Oferta que, se não atender a todos os indivíduos, empresas e bancos que precisam de dólares, tornará o dólar mais caro no país. A banana pode ser cultivada por qualquer caiçara e, dizem, cresce até sozinha. Já a disponibilidade de moeda estrangeira depende de fatores que estão, em parte, fora do alcance do país que cultiva bananas:
1. capacidade que o país tem de conservar saldos positivos na balança comercial;
2. possibilidade de atrair mais turistas do que envia ao exterior;
3. capacidade de levantar empréstimos nos mercados internacionais, sob as mais variadas formas;
4. capacidade de atrair investidores estrangeiros.
Desde o início dos anos 90, os países mais ricos estavam ficando a tal ponto mais e mais ricos, que seus dólares, ao menos em parte, foram direcionados para oportunidades de negócio em países mais pobres. Era um cenário de abundância na oferta de dólares.
A oferta abundante de dólares a serviço da globalização não podia criar uma situação diferente da que ocorre num mercado de bananas em que há bananas demais. Nos mercados emergentes, o excesso de oferta de dólares levou ao barateamento do dólar. Com o dólar barato, aumentaram as importações de produtos estrangeiros e o fluxo de turistas para o exterior.
EUFORIA E DESASTRE
Resultado: criaram-se saldos negativos crescentes na balança comercial.
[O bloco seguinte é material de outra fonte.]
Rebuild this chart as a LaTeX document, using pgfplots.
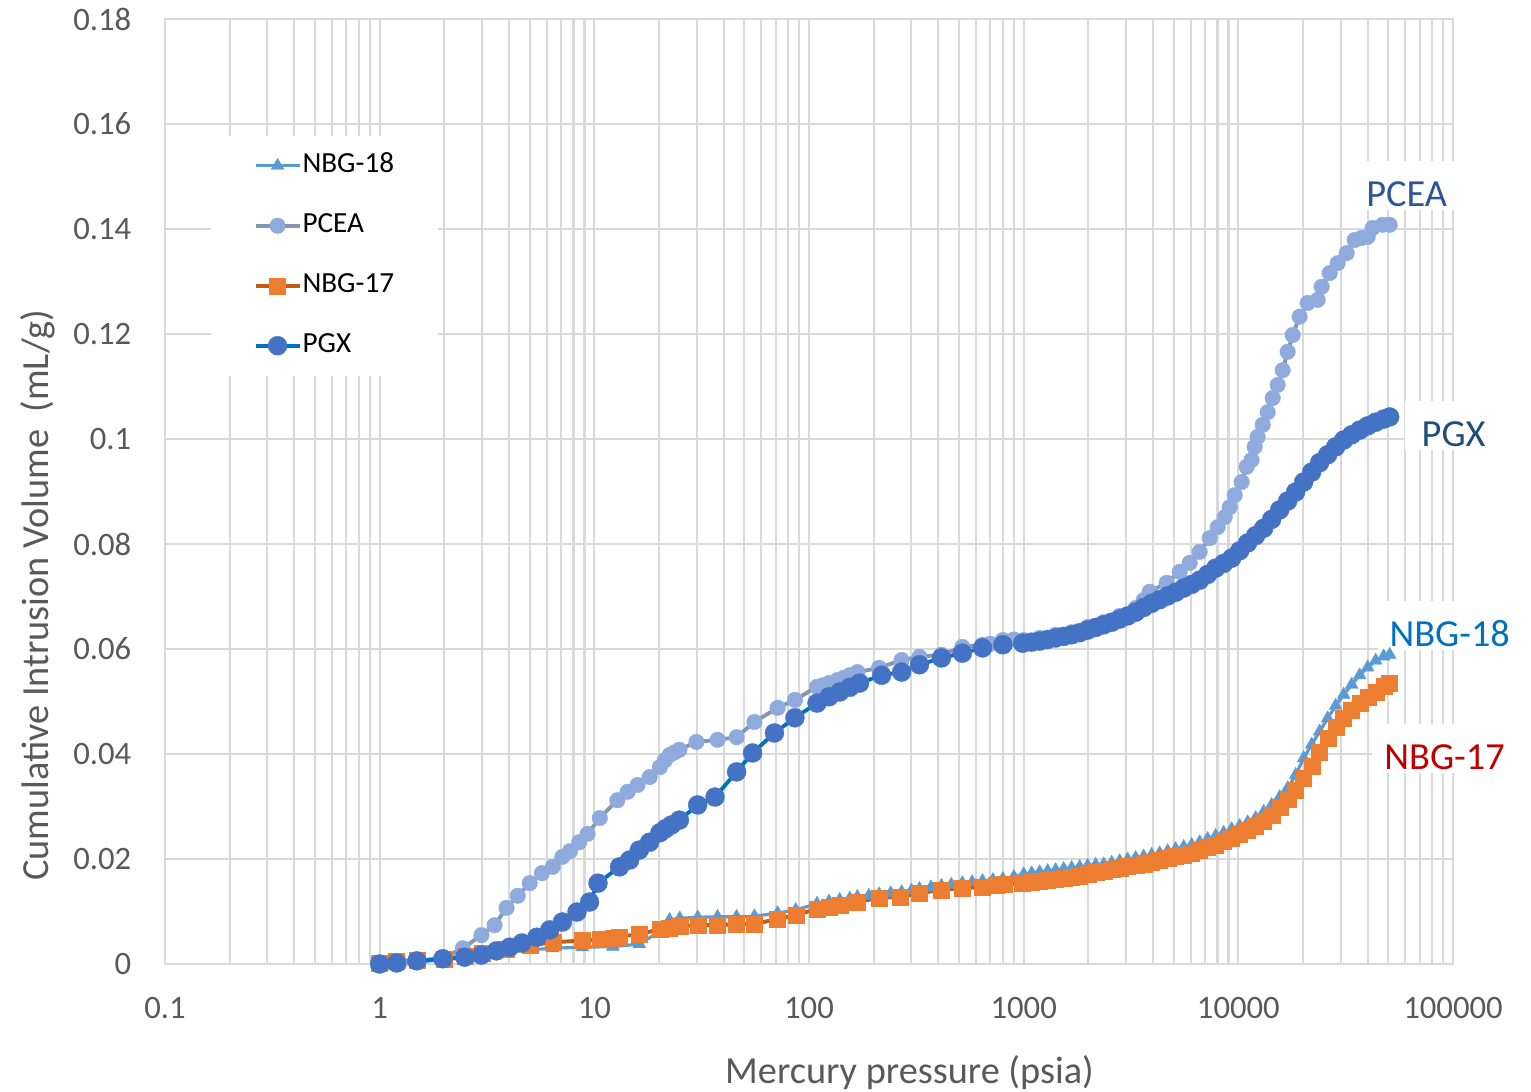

O balanço de pagamentos também passou a exibir déficit cada vez maior, com o aumento do fluxo de turistas para o exterior e do valor, em dólares, das remessas de lucros de empresas multinacionais para seus países de origem. Assim, a globalização revelou seu lado perverso: a abertura rápida demais, até mesmo estimulada pela entrada de capitais externos, provocou enormes desequilíbrios nos mercados emergentes. Alguns tentaram se defender.
O Chile, por exemplo, criou barreiras à entrada de capitais externos. Mas o Brasil, em plena euforia do real forte, tomou um verdadeiro porre de globalização.
Depois de tudo, em meio à debandada de dólares, ficou claro que o dólar não é como a banana. A oferta de dólares é volátil, reage aos humores dos mercados financeiros - uma bravata do Itamar Franco, por exemplo, pode tornar a saída de capitais ainda mais violenta. Ficou claro, enfim, que somente um governo tem controle sobre a oferta de dólares. É o governo dos Estados Unidos, o caiçara da banana globalizada.
GLOSSÁRIO
Balança comercial: saldo entre as exportações e as importações de mercadorias.
Balanço de pagamentos: Saldo entre todas as entradas e saídas de moeda estrangeira, incluindo os fluxos de turistas, os investimentos no país, os desembolsos de juros da dívida externa, os empréstimos levantados no exterior e as remessas de lucros de empresas multinacionais para seus países de origem. A balança comercial é um item do balanço de pagamentos.
Déficit público: Saldo negativo da diferença entre a receita e os gastos do Estado.
Elite política patrimonialista: Elite política que atua como se o Estado fosse seu patrimônio particular, orientando gastos em função de interesses partidários ou familiares.
Investimentos diretos ou financeiros: Os investimentos internacionais diretos são aqueles direcionados para o setor produtivo, através da implantação de filiais ou da compra de empresas nacionais. Os investimentos internacionais financeiros são aplicações em títulos do governo ou ações de empresas negociadas nas bolsas de valores nacionais.
Moratória: Suspensão temporária de pagamentos da dívida externa ou da dívida interna.
Receitas tributárias: Recursos arrecadados pelo Estado através de impostos.
Reservas cambiais: Recursos em dólares ou outras moedas estrangeiras de posse do Banco Central, que servem para desembolsos ligados à divida externa ou para defender a taxa de câmbio da moeda nacional.